Pourquoi les restaurateurs tricolores sont de plus en plus mal notés par le guide Michelin
Florent Menegaux, Président du Groupe Michelin et Audrey Pulvar lors de la cérémonie des étoiles Michelin 2020 à Paris © ROMUALD MEIGNEUX/SIPA Numéro de reportage : 00942284_000050

Le nouveau palmarès du guide rouge est marqué par la recherche effrénée du progressisme, jusque dans les cuisines. Le dénigrement des chefs français témoigne d’un certain cynisme. Analyse.


Le palmarès 2020 du Guide Michelin, dévoilé le 27 janvier dernier à Paris lors d’une cérémonie au Pavillon Gabriel, vient de faire trembler, au-delà de toute attente, la scène gastronomique mondiale.

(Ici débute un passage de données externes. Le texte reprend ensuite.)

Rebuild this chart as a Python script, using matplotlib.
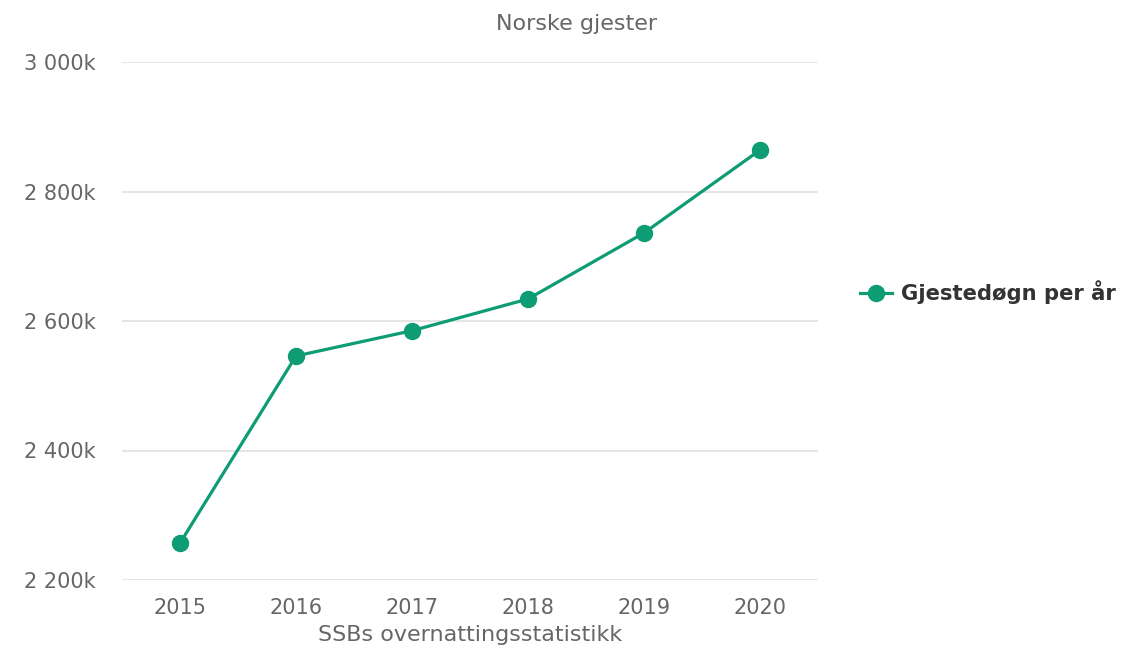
import matplotlib
matplotlib.use("Agg")
import matplotlib.pyplot as plt
from matplotlib.ticker import FuncFormatter

# data
years = [2015, 2016, 2017, 2018, 2019, 2020]
gjestedogn = [2257000, 2546000, 2585000, 2634000, 2736000, 2864000]
y_ticks = [2200000, 2400000, 2600000, 2800000, 3000000]

title = "Norske gjester"
x_title = "SSBs overnattingsstatistikk"
series_name = "Gjestedøgn per år"

green = "#0d9c74"
grey_text = "#666666"

plt.rcParams['font.family'] = ['DejaVu Sans']

fig = plt.figure(figsize=(11.22, 6.56), dpi=100)
ax = fig.add_axes([122 / 1122, 76 / 656, 696 / 1122, 518 / 656])

ax.plot(years, gjestedogn, color=green, linewidth=2.3, marker='o',
        markersize=11.5, label=series_name, clip_on=False, zorder=3)

ax.set_xlim(2014.5, 2020.5)
ax.set_ylim(2200000, 3000000)
ax.set_xticks(years)
ax.set_yticks(y_ticks)


def fmt_k(v, pos):
    return "{:,}k".format(int(round(v / 1000))).replace(",", " ")


ax.yaxis.set_major_formatter(FuncFormatter(fmt_k))
ax.grid(axis='y', color='#e3e3e3', linewidth=1.3)
ax.set_axisbelow(True)
for s in ax.spines.values():
    s.set_visible(False)
ax.tick_params(axis='y', length=0, pad=19, labelsize=15, labelcolor=grey_text)
ax.tick_params(axis='x', length=0, pad=13, labelsize=15, labelcolor=grey_text)

ax.set_xlabel(x_title, fontsize=16, color=grey_text, labelpad=5)
fig.text(577 / 1122, 1 - 24 / 656, title, ha='center', va='center',
         fontsize=16, color=grey_text)

leg = fig.legend(loc='center left', bbox_to_anchor=(841 / 1122, 1 - 292 / 656),
                 frameon=False, handlelength=1.5, handletextpad=0.45,
                 prop={'weight': 'bold', 'size': 15.2})
for t in leg.get_texts():
    t.set_color('#333333')

fig.savefig("out.png", dpi=100)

Ayant passé une partie de ma carrière de journaliste anglais en tant qu’éditorialiste pour le magazine culinaire, Waitrose Food Illustrated, et comme inspecteur de restaurant pour le Good Food Guide (l’équivalent du Gault et Millau français), je continue de suivre, par réflexe (et avec délectation), l’actualité dans ce domaine désormais devenu ultra-compétitif, mondialisation oblige. Pour nous Britanniques, Escoffier et Bocuse ont toujours fait l’objet d’une vénération. Leur exemple nous a permis de nous hisser, en tant que peuple, à un niveau que nous n’aurions jamais pu imaginer en matière culinaire, il y a encore un demi-siècle. Grâce à eux, nous avons délaissé notre traditionnel gigot de mouton bouilli à la sauce de menthe pour lui préférer le Rouget Barbet en écailles de pommes de terre et la soupe aux truffes noires surmontée d’un feuilletage. Ce faisant, nos efforts ont largement payé, puisque nous avons transformé Londres en capitale de la gastronomie !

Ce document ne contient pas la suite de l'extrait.